### [Provided data]
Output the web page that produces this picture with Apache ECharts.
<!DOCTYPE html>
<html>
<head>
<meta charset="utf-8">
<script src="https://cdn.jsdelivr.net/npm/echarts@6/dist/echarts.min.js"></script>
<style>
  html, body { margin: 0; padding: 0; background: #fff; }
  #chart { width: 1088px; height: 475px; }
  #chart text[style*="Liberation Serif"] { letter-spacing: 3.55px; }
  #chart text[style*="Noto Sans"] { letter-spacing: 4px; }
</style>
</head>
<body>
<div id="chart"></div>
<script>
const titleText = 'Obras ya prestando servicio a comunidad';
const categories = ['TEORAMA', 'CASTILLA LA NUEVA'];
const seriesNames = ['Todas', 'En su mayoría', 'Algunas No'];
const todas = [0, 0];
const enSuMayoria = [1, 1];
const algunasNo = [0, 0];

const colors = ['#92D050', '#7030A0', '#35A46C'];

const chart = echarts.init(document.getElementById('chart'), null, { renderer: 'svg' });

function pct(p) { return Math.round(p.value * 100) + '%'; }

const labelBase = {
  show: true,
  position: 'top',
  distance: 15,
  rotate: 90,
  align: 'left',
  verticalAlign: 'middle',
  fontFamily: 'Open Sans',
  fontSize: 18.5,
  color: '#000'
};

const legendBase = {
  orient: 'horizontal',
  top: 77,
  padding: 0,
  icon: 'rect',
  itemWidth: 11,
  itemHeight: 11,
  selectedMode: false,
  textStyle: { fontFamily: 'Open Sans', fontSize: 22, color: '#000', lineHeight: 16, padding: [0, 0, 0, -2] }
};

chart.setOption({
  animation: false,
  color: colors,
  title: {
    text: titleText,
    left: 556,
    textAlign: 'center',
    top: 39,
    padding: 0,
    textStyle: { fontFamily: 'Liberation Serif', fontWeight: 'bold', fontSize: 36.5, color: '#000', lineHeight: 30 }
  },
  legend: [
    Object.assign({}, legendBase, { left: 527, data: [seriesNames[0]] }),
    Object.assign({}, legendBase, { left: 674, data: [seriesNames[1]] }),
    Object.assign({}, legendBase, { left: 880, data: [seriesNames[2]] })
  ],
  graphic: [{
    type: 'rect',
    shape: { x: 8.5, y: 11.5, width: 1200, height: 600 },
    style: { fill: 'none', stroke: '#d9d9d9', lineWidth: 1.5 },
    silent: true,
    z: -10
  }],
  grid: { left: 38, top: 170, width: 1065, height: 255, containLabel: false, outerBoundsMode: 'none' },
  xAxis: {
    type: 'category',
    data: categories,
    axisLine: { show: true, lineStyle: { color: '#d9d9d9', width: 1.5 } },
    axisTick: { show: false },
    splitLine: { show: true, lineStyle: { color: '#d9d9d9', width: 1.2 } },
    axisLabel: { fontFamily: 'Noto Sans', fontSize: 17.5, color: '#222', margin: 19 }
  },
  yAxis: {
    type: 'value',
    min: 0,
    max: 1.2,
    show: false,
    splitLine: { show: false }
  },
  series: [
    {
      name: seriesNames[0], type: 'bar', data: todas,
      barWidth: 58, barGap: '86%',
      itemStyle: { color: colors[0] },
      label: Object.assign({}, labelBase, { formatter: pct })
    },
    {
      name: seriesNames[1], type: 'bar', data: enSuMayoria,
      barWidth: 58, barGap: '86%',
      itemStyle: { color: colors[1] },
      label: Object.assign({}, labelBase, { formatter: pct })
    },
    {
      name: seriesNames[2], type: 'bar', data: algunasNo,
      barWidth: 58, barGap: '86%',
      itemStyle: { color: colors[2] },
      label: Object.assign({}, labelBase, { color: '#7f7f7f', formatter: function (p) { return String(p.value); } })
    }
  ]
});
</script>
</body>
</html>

### [Problem details]
Restate every line of the data word for word.

### [Output for this exercise]
Output the web page that produces this picture with Apache ECharts.
<!DOCTYPE html>
<html>
<head>
<meta charset="utf-8">
<script src="https://cdn.jsdelivr.net/npm/echarts@6/dist/echarts.min.js"></script>
<style>
  html, body { margin: 0; padding: 0; background: #fff; }
  #chart { width: 1088px; height: 475px; }
  #chart text[style*="Liberation Serif"] { letter-spacing: 3.55px; }
  #chart text[style*="Noto Sans"] { letter-spacing: 4px; }
</style>
</head>
<body>
<div id="chart"></div>
<script>
const titleText = 'Obras ya prestando servicio a comunidad';
const categories = ['TEORAMA', 'CASTILLA LA NUEVA'];
const seriesNames = ['Todas', 'En su mayoría', 'Algunas No'];
const todas = [0, 0];
const enSuMayoria = [1, 1];
const algunasNo = [0, 0];

const colors = ['#92D050', '#7030A0', '#35A46C'];

const chart = echarts.init(document.getElementById('chart'), null, { renderer: 'svg' });

function pct(p) { return Math.round(p.value * 100) + '%'; }

const labelBase = {
  show: true,
  position: 'top',
  distance: 15,
  rotate: 90,
  align: 'left',
  verticalAlign: 'middle',
  fontFamily: 'Open Sans',
  fontSize: 18.5,
  color: '#000'
};

const legendBase = {
  orient: 'horizontal',
  top: 77,
  padding: 0,
  icon: 'rect',
  itemWidth: 11,
  itemHeight: 11,
  selectedMode: false,
  textStyle: { fontFamily: 'Open Sans', fontSize: 22, color: '#000', lineHeight: 16, padding: [0, 0, 0, -2] }
};

chart.setOption({
  animation: false,
  color: colors,
  title: {
    text: titleText,
    left: 556,
    textAlign: 'center',
    top: 39,
    padding: 0,
    textStyle: { fontFamily: 'Liberation Serif', fontWeight: 'bold', fontSize: 36.5, color: '#000', lineHeight: 30 }
  },
  legend: [
    Object.assign({}, legendBase, { left: 527, data: [seriesNames[0]] }),
    Object.assign({}, legendBase, { left: 674, data: [seriesNames[1]] }),
    Object.assign({}, legendBase, { left: 880, data: [seriesNames[2]] })
  ],
  graphic: [{
    type: 'rect',
    shape: { x: 8.5, y: 11.5, width: 1200, height: 600 },
    style: { fill: 'none', stroke: '#d9d9d9', lineWidth: 1.5 },
    silent: true,
    z: -10
  }],
  grid: { left: 38, top: 170, width: 1065, height: 255, containLabel: false, outerBoundsMode: 'none' },
  xAxis: {
    type: 'category',
    data: categories,
    axisLine: { show: true, lineStyle: { color: '#d9d9d9', width: 1.5 } },
    axisTick: { show: false },
    splitLine: { show: true, lineStyle: { color: '#d9d9d9', width: 1.2 } },
    axisLabel: { fontFamily: 'Noto Sans', fontSize: 17.5, color: '#222', margin: 19 }
  },
  yAxis: {
    type: 'value',
    min: 0,
    max: 1.2,
    show: false,
    splitLine: { show: false }
  },
  series: [
    {
      name: seriesNames[0], type: 'bar', data: todas,
      barWidth: 58, barGap: '86%',
      itemStyle: { color: colors[0] },
      label: Object.assign({}, labelBase, { formatter: pct })
    },
    {
      name: seriesNames[1], type: 'bar', data: enSuMayoria,
      barWidth: 58, barGap: '86%',
      itemStyle: { color: colors[1] },
      label: Object.assign({}, labelBase, { formatter: pct })
    },
    {
      name: seriesNames[2], type: 'bar', data: algunasNo,
      barWidth: 58, barGap: '86%',
      itemStyle: { color: colors[2] },
      label: Object.assign({}, labelBase, { color: '#7f7f7f', formatter: function (p) { return String(p.value); } })
    }
  ]
});
</script>
</body>
</html>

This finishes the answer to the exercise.